The changes in her are remarkable, but I saw a couple of photos of myself today that bamboozled me about my own personal changes. In the light of Julia Sawalha being cruelly and wrongly dumped from the second Chicken Run film, someone sent me a picture of myself at the premier of the first film. I remember that moment very well, as the noise of the cameras and the flash of the lights was the only time I’ve really been in the eye of the storm of celebrity and it was pretty terrifying. But look at that photo of that blotch of a man, looking like a child in his dad’s jacket. If you had to bet on whether he’d be alive in 18 years you might fancy a punt on the negative.
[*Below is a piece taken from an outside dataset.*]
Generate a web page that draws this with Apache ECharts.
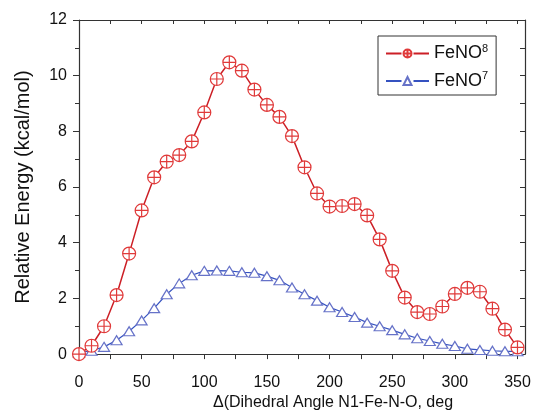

I would only be 34 or something in that photo, but I think it’s fair to say that I have improved with age - though that might have been a particularly unhealthy time for me. How did I land myself a film star looking like that?
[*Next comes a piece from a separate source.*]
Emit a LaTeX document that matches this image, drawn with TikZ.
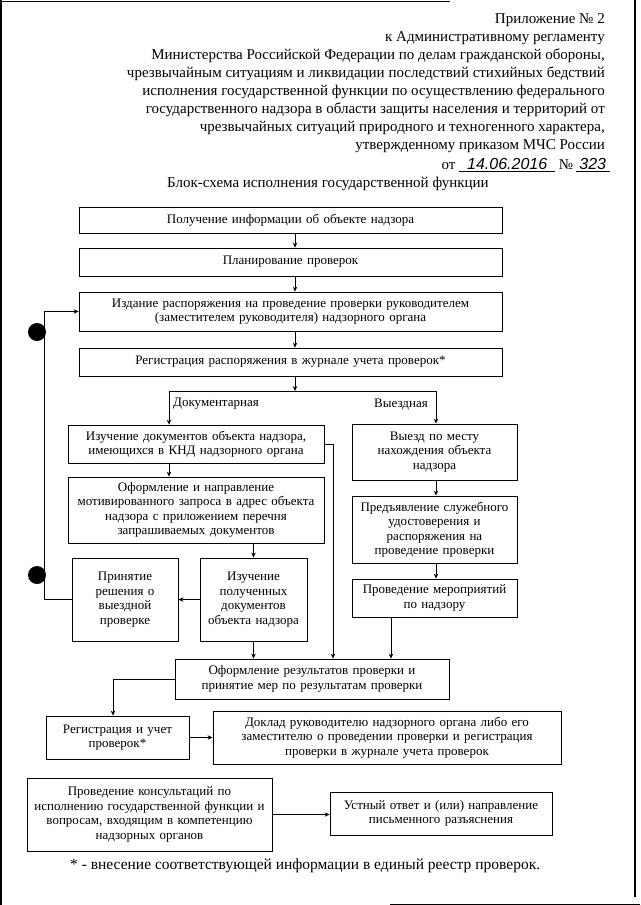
\documentclass[tikz,border=0pt]{standalone}
\usepackage{fontspec}
\setmainfont{Liberation Serif}
\newfontfamily\handfont{Liberation Sans}
\usetikzlibrary{arrows.meta, calc}

\begin{document}
\begin{tikzpicture}[x=1pt, y=-1pt,
  blk/.style={draw, line width=0.8pt, align=center, inner xsep=3pt, inner ysep=1pt,
    font=\fontsize{13}{14.5}\selectfont},
  arr/.style={line width=0.8pt, -{Stealth[length=5pt, width=4.5pt]}},
  lnk/.style={line width=0.8pt},
  hdr/.style={align=right, inner sep=0pt, font=\fontsize{15}{18}\selectfont}]
\useasboundingbox (0,0) rectangle (640,905);
\draw[line width=1.2pt] (1,0) -- (1,905);
\draw[line width=1.2pt] (635,0) -- (635,897);
\draw[line width=1pt] (0,1) -- (450,1);
\draw[line width=1pt] (390,904) -- (640,904);
\node[hdr, anchor=north east] (head) at (605,13) {Приложение № 2\\
к Административному регламенту\\
Министерства Российской Федерации по делам гражданской обороны,\\
чрезвычайным ситуациям и ликвидации последствий стихийных бедствий\\
исполнения государственной функции по осуществлению федерального\\
государственного надзора в области защиты населения и территорий от\\
чрезвычайных ситуаций природного и техногенного характера,\\
утвержденному приказом МЧС России};
\node[hdr, anchor=north east] (date) at (610,158) {от \underline{\makebox[96pt]{\handfont\itshape\fontsize{16}{16}\selectfont 14.06.2016}}
№\,\underline{\makebox[34pt]{\handfont\itshape\fontsize{16}{16}\selectfont 323}}};
\node[hdr, anchor=center] (title) at (328,184) {Блок-схема исполнения государственной функции};
\node[blk, text width=417pt, minimum height=26pt] (b1) at (290.5,220) {Получение информации об объекте надзора};
\node[blk, text width=417pt, minimum height=28pt] (b2) at (290.5,262) {Планирование проверок};
\node[blk, text width=417pt, minimum height=39pt] (b3) at (290.5,311.5) {Издание распоряжения на проведение проверки руководителем\\(заместителем руководителя) надзорного органа};
\node[blk, text width=417pt, minimum height=28pt] (b4) at (290.5,362) {Регистрация распоряжения в журнале учета проверок*};
\node[blk, text width=250pt, minimum height=38pt] (d1) at (196,444) {Изучение документов объекта надзора,\\имеющихся в КНД надзорного органа};
\node[blk, text width=250pt, minimum height=66pt] (d2) at (196,510) {Оформление и направление\\мотивированного запроса в адрес объекта\\надзора с приложением перечня\\запрашиваемых документов};
\node[blk, text width=101pt, minimum height=83pt] (d3) at (253.5,599.5) {Изучение\\полученных\\документов\\объекта надзора};
\node[blk, text width=100pt, minimum height=83pt] (d4) at (125,599.5) {Принятие\\решения о\\выездной\\проверке};
\node[blk, text width=159pt, minimum height=56pt] (v1) at (434.5,452) {Выезд по месту\\нахождения объекта\\надзора};
\node[blk, text width=159pt, minimum height=67pt] (v2) at (434.5,529.5) {Предъявление служебного\\удостоверения и\\распоряжения на\\проведение проверки};
\node[blk, text width=159pt, minimum height=38pt] (v3) at (434.5,598) {Проведение мероприятий\\по надзору};
\node[blk, text width=268pt, minimum height=40pt] (res) at (312,679) {Оформление результатов проверки и\\принятие мер по результатам проверки};
\node[blk, text width=137pt, minimum height=43pt] (reg) at (117.5,737.5) {Регистрация и учет\\проверок*};
\node[blk, text width=342pt, minimum height=53pt] (rep) at (387,737.5) {Доклад руководителю надзорного органа либо его\\заместителю о проведении проверки и регистрация\\проверки в журнале учета проверок};
\node[blk, text width=239pt, minimum height=73pt] (cons) at (149.5,814.5) {Проведение консультаций по\\исполнению государственной функции и\\вопросам, входящим в компетенцию\\надзорных органов};
\node[blk, text width=216pt, minimum height=43pt] (ans) at (441,813.5) {Устный ответ и (или) направление\\письменного разъяснения};
\node[hdr, anchor=west, font=\fontsize{15.5}{18}\selectfont] (note) at (70,866) {* - внесение соответствующей информации в единый реестр проверок.};
\coordinate (ax) at (295,0);
\coordinate (dl) at (169,391);
\coordinate (vr) at (436,391);
\coordinate (lp) at (44,0);
\coordinate (rx) at (333,0);
\coordinate (vx) at (391,0);
\coordinate (gx) at (113,0);
\node[anchor=west, inner sep=0pt, font=\fontsize{13}{14.5}\selectfont] (doc) at (173,404) {Документарная};
\node[anchor=east, inner sep=0pt, font=\fontsize{13}{14.5}\selectfont] (vyez) at (428,404) {Выездная};
\fill (37,332) circle (9pt);
\fill (37,575) circle (9pt);
\draw[arr] (b1.south -| ax) -- (b2.north -| ax);
\draw[arr] (b2.south -| ax) -- (b3.north -| ax);
\draw[arr] (b3.south -| ax) -- (b4.north -| ax);
\draw[arr] (b4.south -| ax) -- (ax |- dl);
\draw[lnk] (dl) -- (vr);
\draw[arr] (dl) -- (dl |- d1.north);
\draw[arr] (vr) -- (vr |- v1.north);
\draw[arr] (dl |- d1.south) -- (dl |- d2.north);
\draw[arr] (d2.south -| d3.north) -- (d3.north);
\draw[arr] (d3.west) -- (d4.east);
\draw[arr] (d4.west) -- (d4.west -| lp) -- (b3.west -| lp) -- (b3.west);
\draw[arr] (d1.east) -- (d1.east -| rx) -- (rx |- res.north);
\draw[arr] (d3.south) -- (d3.south |- res.north);
\draw[arr] (vr |- v1.south) -- (vr |- v2.north);
\draw[arr] (vr |- v2.south) -- (vr |- v3.north);
\draw[arr] (vx |- v3.south) -- (vx |- res.north);
\draw[arr] (res.west) -- (res.west -| gx) -- (gx |- reg.north);
\draw[arr] (reg.east) -- (rep.west);
\draw[arr] (cons.east) -- (cons.east -| ans.west);
\end{tikzpicture}
\end{document}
There was also a picture accompanying an illegal copy of Relativity that people were commenting on, where my hair was long and lustrous and I had some cheekbones. This one, remarkably comes a few years after the Chicken Run one, maybe a decade (I am not sure) and could be a different person all together. Like an ugly duckling I had turned into a slightly less ugly duck.
Facebook then threw up some photos from this time last year, when I was still pushing along with my diet and I look startlingly thin compared to now. I am not sure I exactly look better, as possibly a bit of chub suits me and irons out the creases too, but it was a bit depressing to see how I’d let that level of fitness slide in the space of a year. I have at least had a pretty solid week of eating well and keeping more or less within my calories, so that’s something to aim for. I don’t care about how I look (well a little bit), but I do want to be healthy.
I wonder if I have been replaced by vague lookalikes a few times in my life, like a low rent Paul McCartney. Why anyone would want to keep the Herring franchise going at that kind of expense and subterfuge I am not sure, but it’s the only way I can really explain the differences.